The following statement from President and CEO Richard Besser, MD, of the Robert Wood Johnson Foundation is in response to the U.S. Department of Agriculture’s (USDA) proposed rule to end the Supplemental Nutrition Assistance Program’s (SNAP) Broad-Based Categorical Eligibility.
“The negative consequences of ending SNAP categorical eligibility have been apparent since the day the proposed rule was announced. Since then, we have learned that the ramifications would be even worse than originally anticipated.
USDA’s original analysis found that the proposal would push about nine percent of SNAP participants—more than three million people—off the program entirely, exacerbating food insecurity rates and adding billions of dollars’ worth of administrative costs on both participants and federal and state agencies.

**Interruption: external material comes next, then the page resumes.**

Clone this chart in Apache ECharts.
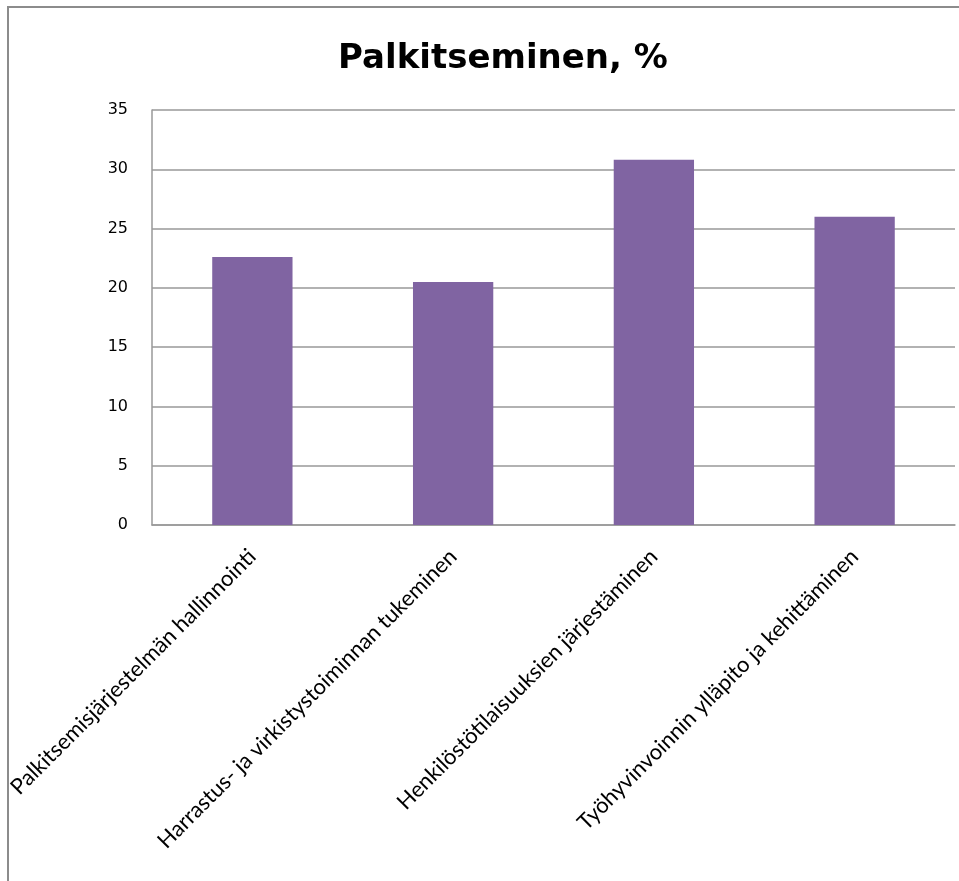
<!DOCTYPE html>
<html><head><meta charset="utf-8">
<script src="https://cdn.jsdelivr.net/npm/echarts@6/dist/echarts.min.js"></script>
<style>html,body{margin:0;padding:0;background:#fff}#c{width:959px;height:881px}</style>
</head><body><div id="c"></div>
<script>
const categories = ["Palkitsemisjärjestelmän hallinnointi","Harrastus- ja virkistystoiminnan tukeminen","Henkilöstötilaisuuksien järjestäminen","Työhyvinvoinnin ylläpito ja kehittäminen"];
const values = [22.6, 20.5, 30.8, 26.0];
const chart = echarts.init(document.getElementById('c'));
chart.setOption({
  animation:false,
  backgroundColor:'#fff',
  title:{text:'Palkitseminen, %',left:498,textAlign:'center',top:37,itemGap:0,
    textStyle:{fontFamily:'DejaVu Sans',fontWeight:'bold',fontSize:34,color:'#000'}},
  graphic:[{type:'rect',shape:{x:8,y:7,width:1000,height:1000},style:{fill:'none',stroke:'#8c8c8c',lineWidth:2},silent:true}],
  grid:{left:152,right:4,top:110,bottom:356,containLabel:false},
  xAxis:{type:'category',data:categories,
    axisLine:{lineStyle:{color:'#999',width:1.5}},axisTick:{show:false},
    axisLabel:{rotate:45,margin:28,interval:0,fontFamily:'Lato',fontSize:22,color:'#000'}},
  yAxis:{type:'value',min:0,max:35,interval:5,
    axisLine:{show:true,lineStyle:{color:'#999',width:1.5}},axisTick:{show:false},
    splitLine:{lineStyle:{color:'#999',width:1.5}},
    axisLabel:{margin:24,fontFamily:'DejaVu Sans',fontSize:16,color:'#000'}},
  series:[{type:'bar',data:values,barWidth:'40%',itemStyle:{color:'#8064A2'}}]
});
</script></body></html>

We now know that the consequences of this rule would extend beyond the community and into the classroom. USDA’s latest analysis reveals that nearly one million children would no longer be directly certified for free school meals based on SNAP participation—nearly double USDA’s original estimates. Of those one million children, 40,000 would lose eligibility for free or reduced-price meals entirely; 445,000 would have to apply to maintain access for free school meals; and 497,000 would only qualify for reduced-price meals.

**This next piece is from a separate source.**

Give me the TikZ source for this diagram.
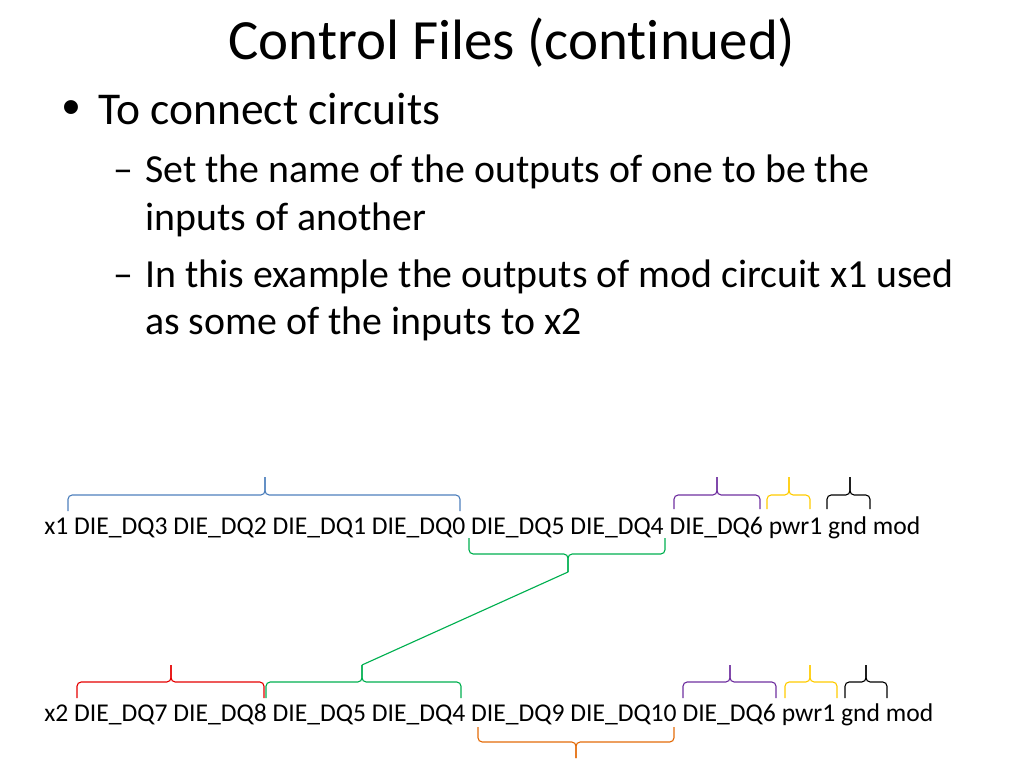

New research just released from the Urban Institute sheds new light on how this rule could impact schools that currently qualify for the Community Eligibility Provision (CEP), which allows schools in high-poverty areas to serve free meals to all students. More than one million students could see their schools lose full reimbursement for serving free school meals, potentially putting their CEP status at risk. This could cost those schools more than $167 million in school lunch funding. Moreover, an additional 142,000 students could see their schools lose eligibility for CEP entirely. Under that circumstance, those schools would no longer be able to provide free school meals to all students—which reduces student meal debt, ends stigma, and extends the benefits of healthy meals to everyone—but only to those directly certified as low-income.
With school meals now considerably healthier under updated nutrition standards, denying children these meals could further exacerbate rates of food insecurity.
Previous RWJF-funded research has shed more light on the ramifications of this proposal. A Mathematica analysis showed that more than 40 percent of the 1.9 million SNAP households slated to lose benefits live in poverty, while more than one-third have children. Urban Institute research also found that for more than two million participants in SNAP households with children, the resulting benefit loss would be approximately $240 per month per household, or about $165 million annually.
SNAP is one of the most effective programs we have to help low-income Americans. It lifted more than three million people out of poverty in 2018 alone, reduces hunger, and improves life-long health and economic outcomes. This proposal would needlessly make life more difficult for millions of vulnerable children and families. We urge the Department to withdraw this rule that would do so much harm to so many people.”